Dataset content:

+ + + + +

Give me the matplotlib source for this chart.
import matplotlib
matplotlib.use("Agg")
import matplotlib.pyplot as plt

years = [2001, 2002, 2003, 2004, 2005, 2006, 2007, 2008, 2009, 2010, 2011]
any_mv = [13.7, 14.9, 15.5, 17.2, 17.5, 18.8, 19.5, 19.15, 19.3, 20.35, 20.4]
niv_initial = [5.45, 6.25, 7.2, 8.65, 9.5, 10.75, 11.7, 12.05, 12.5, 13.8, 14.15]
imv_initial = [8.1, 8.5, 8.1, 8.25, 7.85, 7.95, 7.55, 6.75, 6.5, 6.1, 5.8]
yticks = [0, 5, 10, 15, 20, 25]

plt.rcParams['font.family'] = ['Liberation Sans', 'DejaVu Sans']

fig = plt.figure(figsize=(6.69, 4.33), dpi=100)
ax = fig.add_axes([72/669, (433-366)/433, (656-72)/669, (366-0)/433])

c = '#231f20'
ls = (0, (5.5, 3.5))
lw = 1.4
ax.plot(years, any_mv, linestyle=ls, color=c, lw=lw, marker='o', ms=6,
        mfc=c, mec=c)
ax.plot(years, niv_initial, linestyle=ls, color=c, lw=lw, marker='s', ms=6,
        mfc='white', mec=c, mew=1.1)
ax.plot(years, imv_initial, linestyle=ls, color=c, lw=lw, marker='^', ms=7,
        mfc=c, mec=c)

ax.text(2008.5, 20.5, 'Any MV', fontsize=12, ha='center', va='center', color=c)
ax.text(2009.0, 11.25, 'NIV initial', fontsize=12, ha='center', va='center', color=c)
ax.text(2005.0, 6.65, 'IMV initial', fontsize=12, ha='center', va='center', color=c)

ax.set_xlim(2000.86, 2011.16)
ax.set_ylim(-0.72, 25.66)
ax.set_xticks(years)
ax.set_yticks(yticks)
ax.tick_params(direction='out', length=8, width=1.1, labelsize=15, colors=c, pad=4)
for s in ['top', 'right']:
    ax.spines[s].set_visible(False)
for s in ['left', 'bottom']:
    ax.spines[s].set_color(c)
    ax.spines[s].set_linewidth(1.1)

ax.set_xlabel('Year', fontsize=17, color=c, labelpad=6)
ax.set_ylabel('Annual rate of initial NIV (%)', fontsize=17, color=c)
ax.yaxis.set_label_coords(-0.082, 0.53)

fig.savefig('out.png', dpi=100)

+ + + + +

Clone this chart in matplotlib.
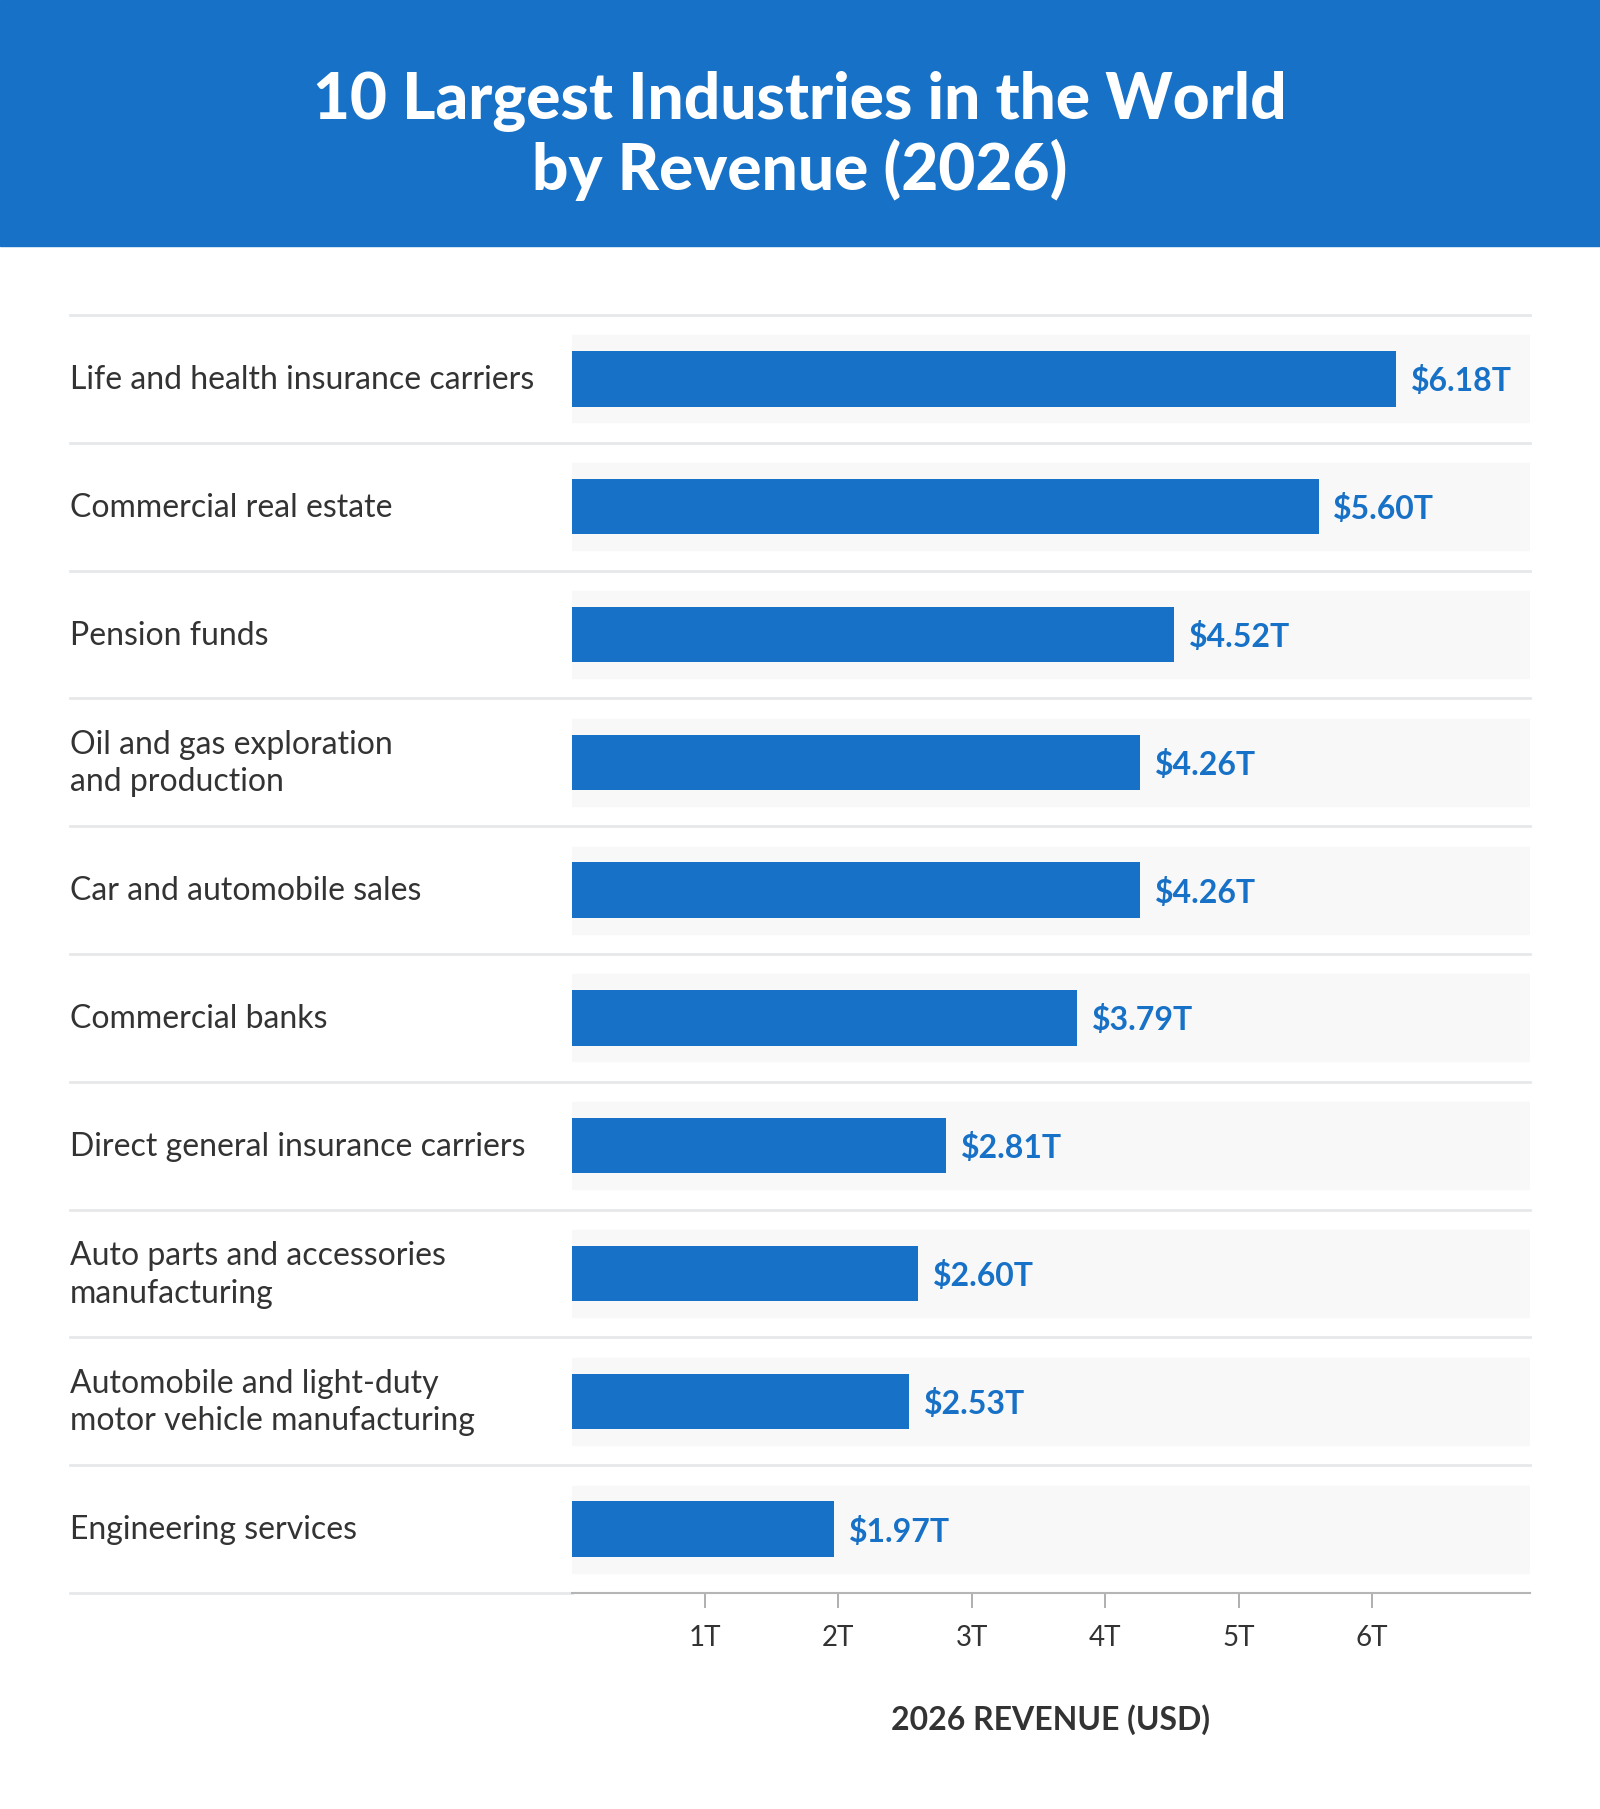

+ + + + +

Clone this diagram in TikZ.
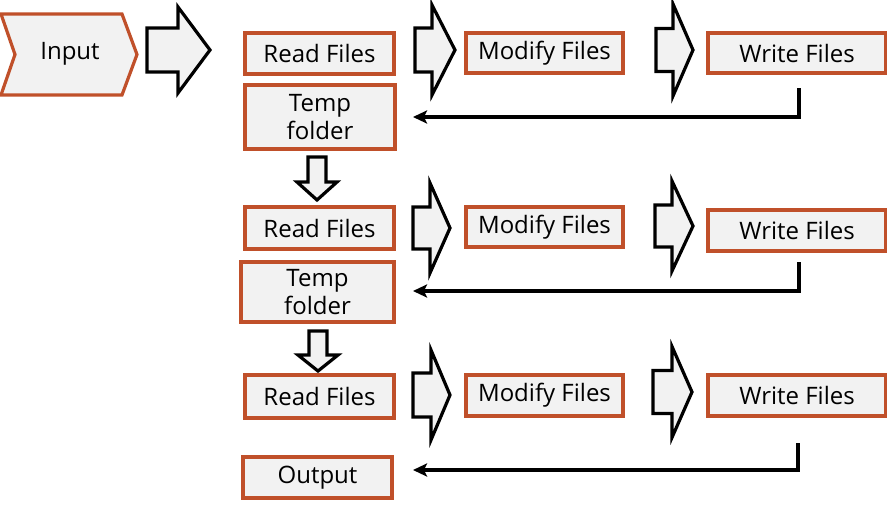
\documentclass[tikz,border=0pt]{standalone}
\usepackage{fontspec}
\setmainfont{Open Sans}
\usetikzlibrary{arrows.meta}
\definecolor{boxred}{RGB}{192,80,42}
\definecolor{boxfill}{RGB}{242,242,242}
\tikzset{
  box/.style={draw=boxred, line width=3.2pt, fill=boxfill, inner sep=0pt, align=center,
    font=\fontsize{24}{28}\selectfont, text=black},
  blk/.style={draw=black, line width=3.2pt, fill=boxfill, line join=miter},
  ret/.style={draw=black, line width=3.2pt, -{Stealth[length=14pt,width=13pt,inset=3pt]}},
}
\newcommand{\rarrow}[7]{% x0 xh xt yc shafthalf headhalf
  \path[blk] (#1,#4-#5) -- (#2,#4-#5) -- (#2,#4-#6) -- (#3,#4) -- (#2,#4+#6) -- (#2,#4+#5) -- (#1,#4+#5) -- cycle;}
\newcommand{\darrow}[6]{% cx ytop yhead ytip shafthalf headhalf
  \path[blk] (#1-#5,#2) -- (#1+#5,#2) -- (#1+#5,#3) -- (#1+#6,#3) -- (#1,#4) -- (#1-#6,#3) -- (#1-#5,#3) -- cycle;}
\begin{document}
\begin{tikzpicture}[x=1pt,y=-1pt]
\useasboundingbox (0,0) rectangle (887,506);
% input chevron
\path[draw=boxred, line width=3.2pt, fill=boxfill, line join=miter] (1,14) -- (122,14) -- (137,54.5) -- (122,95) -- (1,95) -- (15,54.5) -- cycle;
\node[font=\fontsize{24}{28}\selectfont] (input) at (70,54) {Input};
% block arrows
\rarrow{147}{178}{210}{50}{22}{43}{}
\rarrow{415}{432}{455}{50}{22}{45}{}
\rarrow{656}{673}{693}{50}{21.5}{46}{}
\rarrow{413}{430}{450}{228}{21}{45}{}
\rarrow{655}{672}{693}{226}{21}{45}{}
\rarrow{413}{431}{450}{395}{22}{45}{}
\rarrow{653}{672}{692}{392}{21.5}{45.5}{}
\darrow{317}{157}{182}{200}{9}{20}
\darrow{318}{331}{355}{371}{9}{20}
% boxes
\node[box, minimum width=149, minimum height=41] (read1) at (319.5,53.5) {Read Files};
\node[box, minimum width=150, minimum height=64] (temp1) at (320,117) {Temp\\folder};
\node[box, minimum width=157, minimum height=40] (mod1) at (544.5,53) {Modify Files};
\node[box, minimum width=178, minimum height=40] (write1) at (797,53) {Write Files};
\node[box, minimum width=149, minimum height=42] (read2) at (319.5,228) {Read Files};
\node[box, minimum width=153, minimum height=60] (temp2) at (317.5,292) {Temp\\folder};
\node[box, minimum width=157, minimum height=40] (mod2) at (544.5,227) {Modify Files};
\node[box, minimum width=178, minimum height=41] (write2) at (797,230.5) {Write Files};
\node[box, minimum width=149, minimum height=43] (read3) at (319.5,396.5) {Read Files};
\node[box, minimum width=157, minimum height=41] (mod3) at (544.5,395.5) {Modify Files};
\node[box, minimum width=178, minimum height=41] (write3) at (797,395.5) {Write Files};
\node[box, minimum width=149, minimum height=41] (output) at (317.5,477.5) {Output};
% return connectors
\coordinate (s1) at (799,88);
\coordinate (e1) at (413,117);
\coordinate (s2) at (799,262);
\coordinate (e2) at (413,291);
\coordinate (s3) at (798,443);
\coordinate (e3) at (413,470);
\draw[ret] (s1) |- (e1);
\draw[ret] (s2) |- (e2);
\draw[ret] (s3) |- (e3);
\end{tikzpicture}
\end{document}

+ + + + +

Required work: Exactly reproduce the stretch from the line with "Give me the matplotlib source for this chart." through the line with "import matplotlib.pyplot as plt", including both ends and nothing else.

Exercise output:
Give me the matplotlib source for this chart.
import matplotlib
matplotlib.use("Agg")
import matplotlib.pyplot as plt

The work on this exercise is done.